Hugh Poulton is the author of numerous works on ethnic relations in the Balkans, including a recently published second edition of "Who Are the Macedonians?" Poulton disagrees with Neofotistos, insisting that ethnic-identity issues are the key.

"One can look at all the evidence you give, which I think is very interesting, and can come up with a very different conclusion. You can come up with a conclusion that the main majority group, the Macedonians, has a very inherently racist attitude to Albanians. It reminds me very much of Britain. I can remember Britain before the race relations act. It is very 'un-PC' [politically correct] now, but it's very similar to Britain's attitude to the blacks. 'They're' all this, that and the other -- except for you, because I know you, you're one of us, you're a mate.'"

Goran Janev, a Macedonian studying social anthropology at Oxford University, has still another perspective on the Albanian-Macedonian relationship.
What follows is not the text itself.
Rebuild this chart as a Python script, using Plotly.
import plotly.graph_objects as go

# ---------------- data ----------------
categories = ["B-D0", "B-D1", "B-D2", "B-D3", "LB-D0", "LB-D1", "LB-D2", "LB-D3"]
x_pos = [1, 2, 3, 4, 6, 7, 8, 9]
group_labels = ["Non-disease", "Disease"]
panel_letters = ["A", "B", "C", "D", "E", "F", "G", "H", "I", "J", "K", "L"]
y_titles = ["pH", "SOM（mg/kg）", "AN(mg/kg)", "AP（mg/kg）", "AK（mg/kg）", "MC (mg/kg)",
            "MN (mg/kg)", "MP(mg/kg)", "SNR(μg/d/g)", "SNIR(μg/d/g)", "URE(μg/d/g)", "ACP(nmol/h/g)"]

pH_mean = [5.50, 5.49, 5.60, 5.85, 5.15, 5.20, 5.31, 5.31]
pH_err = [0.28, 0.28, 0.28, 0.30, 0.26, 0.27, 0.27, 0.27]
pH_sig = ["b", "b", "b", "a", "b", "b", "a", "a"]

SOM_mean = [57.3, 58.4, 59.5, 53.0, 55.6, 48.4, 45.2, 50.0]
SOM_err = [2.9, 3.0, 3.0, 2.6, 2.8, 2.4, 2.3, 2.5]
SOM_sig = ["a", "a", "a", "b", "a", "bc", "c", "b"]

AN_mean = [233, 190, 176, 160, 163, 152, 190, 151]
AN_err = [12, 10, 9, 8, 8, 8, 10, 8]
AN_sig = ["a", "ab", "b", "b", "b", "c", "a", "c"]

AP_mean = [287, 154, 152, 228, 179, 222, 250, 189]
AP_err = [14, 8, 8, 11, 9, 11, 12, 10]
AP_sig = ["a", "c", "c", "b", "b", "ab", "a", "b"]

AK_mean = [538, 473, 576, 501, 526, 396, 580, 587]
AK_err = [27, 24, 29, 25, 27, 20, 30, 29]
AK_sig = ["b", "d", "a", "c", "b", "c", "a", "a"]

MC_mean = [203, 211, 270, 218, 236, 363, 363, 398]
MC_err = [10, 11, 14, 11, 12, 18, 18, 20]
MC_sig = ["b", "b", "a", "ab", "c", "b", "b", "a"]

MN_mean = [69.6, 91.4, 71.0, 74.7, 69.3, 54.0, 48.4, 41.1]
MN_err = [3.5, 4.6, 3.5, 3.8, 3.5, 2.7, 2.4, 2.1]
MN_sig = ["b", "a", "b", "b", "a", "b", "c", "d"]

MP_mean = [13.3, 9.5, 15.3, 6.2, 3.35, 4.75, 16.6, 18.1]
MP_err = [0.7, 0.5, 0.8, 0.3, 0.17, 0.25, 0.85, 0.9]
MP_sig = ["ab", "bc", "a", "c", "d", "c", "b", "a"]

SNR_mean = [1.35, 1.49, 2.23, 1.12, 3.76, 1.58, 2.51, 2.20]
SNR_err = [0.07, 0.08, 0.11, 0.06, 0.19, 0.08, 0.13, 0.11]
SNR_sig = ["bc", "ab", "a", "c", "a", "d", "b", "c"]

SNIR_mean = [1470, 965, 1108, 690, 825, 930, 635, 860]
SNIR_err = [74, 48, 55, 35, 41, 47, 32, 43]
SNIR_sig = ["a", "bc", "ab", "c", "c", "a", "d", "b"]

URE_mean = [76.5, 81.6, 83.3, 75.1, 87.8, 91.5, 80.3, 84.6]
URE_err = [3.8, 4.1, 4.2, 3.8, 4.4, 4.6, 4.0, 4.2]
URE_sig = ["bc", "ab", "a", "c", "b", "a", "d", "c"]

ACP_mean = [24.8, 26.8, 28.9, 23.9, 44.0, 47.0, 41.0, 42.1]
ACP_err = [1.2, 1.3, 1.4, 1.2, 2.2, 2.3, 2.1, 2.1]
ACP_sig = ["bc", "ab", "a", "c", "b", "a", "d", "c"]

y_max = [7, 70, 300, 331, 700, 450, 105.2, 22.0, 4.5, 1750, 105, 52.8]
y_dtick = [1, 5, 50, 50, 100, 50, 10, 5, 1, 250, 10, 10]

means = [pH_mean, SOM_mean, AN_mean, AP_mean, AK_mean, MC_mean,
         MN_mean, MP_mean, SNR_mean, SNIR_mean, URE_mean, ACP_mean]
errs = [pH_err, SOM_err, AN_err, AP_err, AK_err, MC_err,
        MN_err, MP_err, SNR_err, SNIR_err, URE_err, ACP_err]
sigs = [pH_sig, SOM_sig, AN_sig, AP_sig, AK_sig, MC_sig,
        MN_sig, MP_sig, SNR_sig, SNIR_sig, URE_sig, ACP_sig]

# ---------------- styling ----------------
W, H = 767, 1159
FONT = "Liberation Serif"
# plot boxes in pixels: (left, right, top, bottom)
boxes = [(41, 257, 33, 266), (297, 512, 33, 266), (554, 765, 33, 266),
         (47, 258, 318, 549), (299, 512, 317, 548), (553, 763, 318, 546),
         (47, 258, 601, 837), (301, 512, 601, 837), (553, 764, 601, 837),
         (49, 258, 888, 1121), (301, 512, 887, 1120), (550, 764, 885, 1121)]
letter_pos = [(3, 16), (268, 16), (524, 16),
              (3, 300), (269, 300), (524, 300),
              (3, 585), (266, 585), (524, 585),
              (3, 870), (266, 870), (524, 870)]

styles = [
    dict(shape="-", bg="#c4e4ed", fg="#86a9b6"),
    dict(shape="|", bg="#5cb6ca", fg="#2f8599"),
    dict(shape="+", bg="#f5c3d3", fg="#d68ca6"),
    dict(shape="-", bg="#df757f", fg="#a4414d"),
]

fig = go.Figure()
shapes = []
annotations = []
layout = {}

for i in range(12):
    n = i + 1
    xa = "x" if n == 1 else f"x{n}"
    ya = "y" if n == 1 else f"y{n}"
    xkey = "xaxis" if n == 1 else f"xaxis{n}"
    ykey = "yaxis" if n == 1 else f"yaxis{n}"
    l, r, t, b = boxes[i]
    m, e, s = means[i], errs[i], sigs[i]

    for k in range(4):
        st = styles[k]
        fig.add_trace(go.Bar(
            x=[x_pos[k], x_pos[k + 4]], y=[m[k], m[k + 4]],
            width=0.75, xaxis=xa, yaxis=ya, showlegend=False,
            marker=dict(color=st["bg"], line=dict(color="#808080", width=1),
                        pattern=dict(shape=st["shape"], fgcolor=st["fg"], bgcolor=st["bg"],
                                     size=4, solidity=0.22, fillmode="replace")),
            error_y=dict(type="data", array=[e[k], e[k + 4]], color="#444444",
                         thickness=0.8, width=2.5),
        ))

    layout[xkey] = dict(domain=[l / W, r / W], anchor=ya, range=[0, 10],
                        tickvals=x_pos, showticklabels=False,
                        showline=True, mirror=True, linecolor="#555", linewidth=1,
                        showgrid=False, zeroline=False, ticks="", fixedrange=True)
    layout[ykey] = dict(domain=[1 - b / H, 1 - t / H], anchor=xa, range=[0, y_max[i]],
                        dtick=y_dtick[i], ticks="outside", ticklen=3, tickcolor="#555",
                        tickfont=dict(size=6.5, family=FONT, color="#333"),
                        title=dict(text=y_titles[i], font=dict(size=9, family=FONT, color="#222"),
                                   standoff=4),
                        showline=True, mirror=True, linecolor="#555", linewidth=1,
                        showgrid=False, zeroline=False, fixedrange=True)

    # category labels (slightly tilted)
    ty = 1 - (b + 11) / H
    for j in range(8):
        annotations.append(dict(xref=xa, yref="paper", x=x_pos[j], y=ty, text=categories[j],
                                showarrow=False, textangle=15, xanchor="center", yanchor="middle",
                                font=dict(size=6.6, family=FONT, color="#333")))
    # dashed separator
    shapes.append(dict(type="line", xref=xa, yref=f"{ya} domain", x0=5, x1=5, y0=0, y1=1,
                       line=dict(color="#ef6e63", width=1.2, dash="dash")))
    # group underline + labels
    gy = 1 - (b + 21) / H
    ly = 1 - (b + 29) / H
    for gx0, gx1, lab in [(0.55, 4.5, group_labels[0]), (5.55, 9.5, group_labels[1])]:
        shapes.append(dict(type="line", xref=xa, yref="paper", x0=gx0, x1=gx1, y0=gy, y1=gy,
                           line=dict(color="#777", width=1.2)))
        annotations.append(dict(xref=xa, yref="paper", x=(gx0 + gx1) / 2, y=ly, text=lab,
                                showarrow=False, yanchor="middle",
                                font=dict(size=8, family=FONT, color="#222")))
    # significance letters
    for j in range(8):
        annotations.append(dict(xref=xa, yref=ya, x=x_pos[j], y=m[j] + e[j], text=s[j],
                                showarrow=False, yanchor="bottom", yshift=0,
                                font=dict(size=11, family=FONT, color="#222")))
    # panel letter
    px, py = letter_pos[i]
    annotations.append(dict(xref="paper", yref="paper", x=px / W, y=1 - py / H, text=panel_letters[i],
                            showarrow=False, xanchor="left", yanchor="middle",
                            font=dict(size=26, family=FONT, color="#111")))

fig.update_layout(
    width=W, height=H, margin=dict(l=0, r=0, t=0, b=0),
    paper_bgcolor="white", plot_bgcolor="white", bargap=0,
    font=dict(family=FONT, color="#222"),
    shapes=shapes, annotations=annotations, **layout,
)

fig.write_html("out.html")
Janev analyzed the setting that has allowed politics to dominate Macedonia's ethnic scene. He says kinship relations have helped the Macedonian population achieve a dominant position in society, barring Albanians from unrestricted access to the country's resources and forcing them, in turn, to maintain and strengthen their own traditional kinship structures. As a result, he says, "a tangible barrier developed between the Macedonian and Albanian communities."